Mario Vargas Llosa, who lost the 1990 election to Alberto Fujimori, stepped back into the fray this week. Winner of the 2010 Nobel Prize in literature, Vargas Llosa has endorsed Toledo, saying a runoff pitting Humala against Keiko Fujimori would be "a true catastrophe."
Toledo, 65, squandered an early lead in the campaign, analysts say, by diluting his early message of greater economic justice, including a greater share of mining royalties for Peruvians. In the campaign's final days he shifted gears, saying "democracy is at risk" if Humala and Fujimori end up in a runoff.
Opinion polls show Toledo would easily defeat Humala in a second round while Kuczynski, 72, would lose against the "comandante." The reason has to do -- as does much in Peru -- with class and race: Toledo is indigenous by blood and was born into poverty.
Kuczynski, a German immigrant's son, is generally slammed in left-of-center news media for having represented foreign exploiters of Peru's mineral riches.
Preferring to woo foreign investors, Garcia has been unable or unwilling to settle scores of social conflicts arising from environmental disputes of mining.
This week, at least three protesters were killed in clashes with police in a southern coastal region over a copper mine local farmers and fishermen fear would contaminate their water. On Friday, the government canceled the project.

Tuesday, April 5, 2011

Peruvian general election of 2011

The Peruvian general election of 2011 takes place on April 10, 2011. Should no candidate receive more than half of all valid votes, a second round is necessary to determine the winner. This second round will be held on June 5, 2011, as no candidate is expected to get the necessary votes to win in the first round. The election will determine the successor of Alan Garcia, as well as 130 members of the Peruvian Congress and 5 members of the Andean Parliament. The winners will be sworn in on July 28, 2011. The winner of this election will become the 94th President of Peru and will govern the country for the next five years.

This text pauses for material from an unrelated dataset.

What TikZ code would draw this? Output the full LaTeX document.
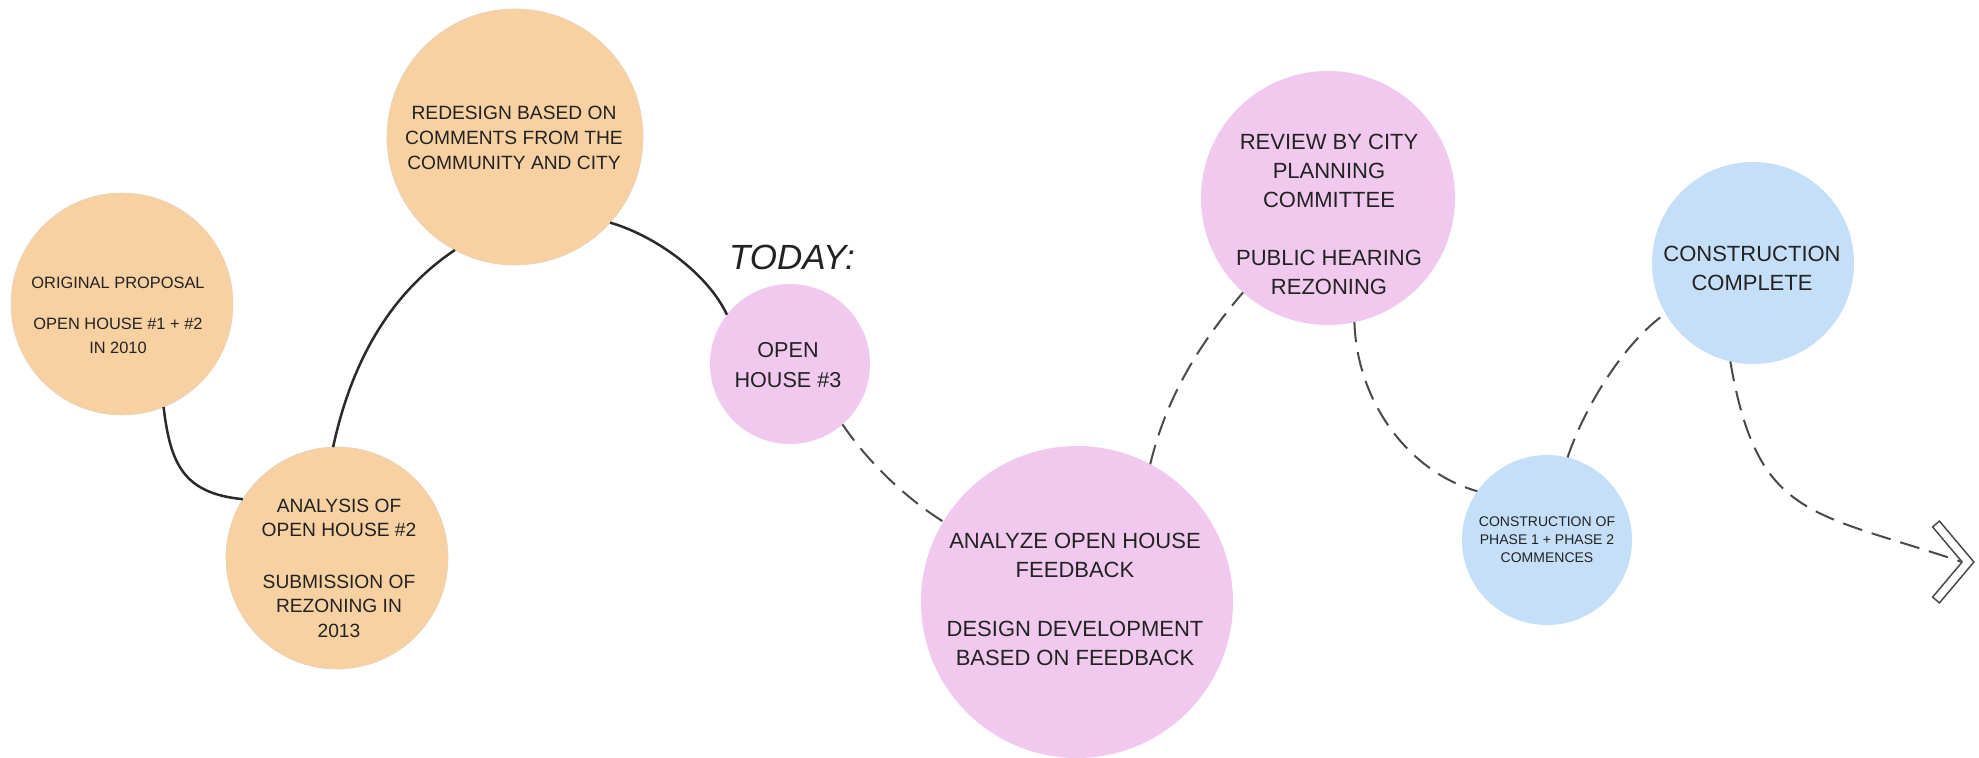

Now we know that our God is Sovereign and that He appoints and brings down leaders so we are not worried in any way that this is out of God’s control.  We trust in God fully to prepare the way for us, no matter what the Peruvian government is, even communist.  The communist Ollanta Humala is leading the polls now and if elected, could possibly change things in Peru for us.  He may kick all the missionaries out of the country because of his party’s ideology.  However, if God is calling us, we will go.  We will just have to find more creative ways to enter the country.  Here are the leading candidates in Peru’s upcoming 2011 Presidential elections.

1) Alejandro Toledo: He was Peru’s president from 2001 to 2006 and was first Peruvian president of native Indian (Quechua) heritage, but his politics were free-market oriented. He left office to rather low approval ratings, due to the fact that many felt the macro-economic gains that were made did not extend to all Peruvians. On the other hand, nothing bad or particularly controversial happened during his tenure, which was a welcome change from the late 20th century. He’s considered a strong candidate in the upcoming elections.

2) Lucho Castañeda: He was mayor of Lima (home to about 30% of Peru’s population) from 2003 to 2010 and enjoyed generally good approval ratings, easily winning re-election. He implemented the Metropolitano bus system in Lima, which has to be regarded as a great success – although it’s only a small first step in Lima’s transportation solution. He’s divorced and conventional wisdom says he has little chance of becoming president without a first lady.

3) Ollanta Humala: He’s the villain of them all, widely painted by his opponents as a “leftist” of the same mold of Evo Morales and Hugo Chavez. Humala narrowly lost the 2006 Presidential elections. He seems to have moderated his stance on some issues like foreign investment, but he remains a controversial figure. His opponents and the establishment in general paint a sad picture of Peru heading for the same abyss as Bolivia under Evo Morales should Ollanta Humala be elected, ignoring the fact that Bolivia has one of the fastest growing economies in Latin America and Evo enjoys high approval ratings.

4) Keiko Fujimori: She’s the daughter of former Peruvian president Alberto Fujimori. Her father was president from 1990 to 2000, when he was driven out of the country by a popular revolution. During Alberto Fujimori’s regime, Peru saw an end to terrorism and the economic chaos of the 1980s, but his regime was also marked by human rights abuse and corruption, especially in later years. Keep in mind that Peru has a very young population (partly due to the stability that was brought under Fujimori) and something like 20% of the voting public has no adult memory of Fujimori’s presidency. However, there has remained a strong “Fujimori” following and political party in Peru, led now by his daughter Keiko.
The polls for April 4th are as follows:
25%     Ollanta Humala
20%     Alejandro Toledo
18%     Keiko Fujimori
11%     Lucho Castañeda

Ollanta Humala, the communist, is the most feared to win.  The Peruvian Times is saying this about him:

Under Humala, a far-left rabidly anti-Chilean, airports, ports and telecom, energy, probably banks, newspapers and TV would be nationalized, according to his written manifesto. 
Humala refuses to answer questions about his published Chavez-like program. the familiar, dreaded  paraphernalia of up-the-workers cant.   His brother Ulysses has created a stir by going public with a description of him as a little-Hitler dictator.  Another brother, Antauro, a cashiered army major, has been in jail the last six years  for leading a paramilitary gang in an attack, which Antauro says Ollanta planned, on a provincial police station that killed four unarmed policemen.

I don't know what God has planned but we are trusting in Him.  If Humala gets elected, we may have to find more creative ways to get into and remain in the country.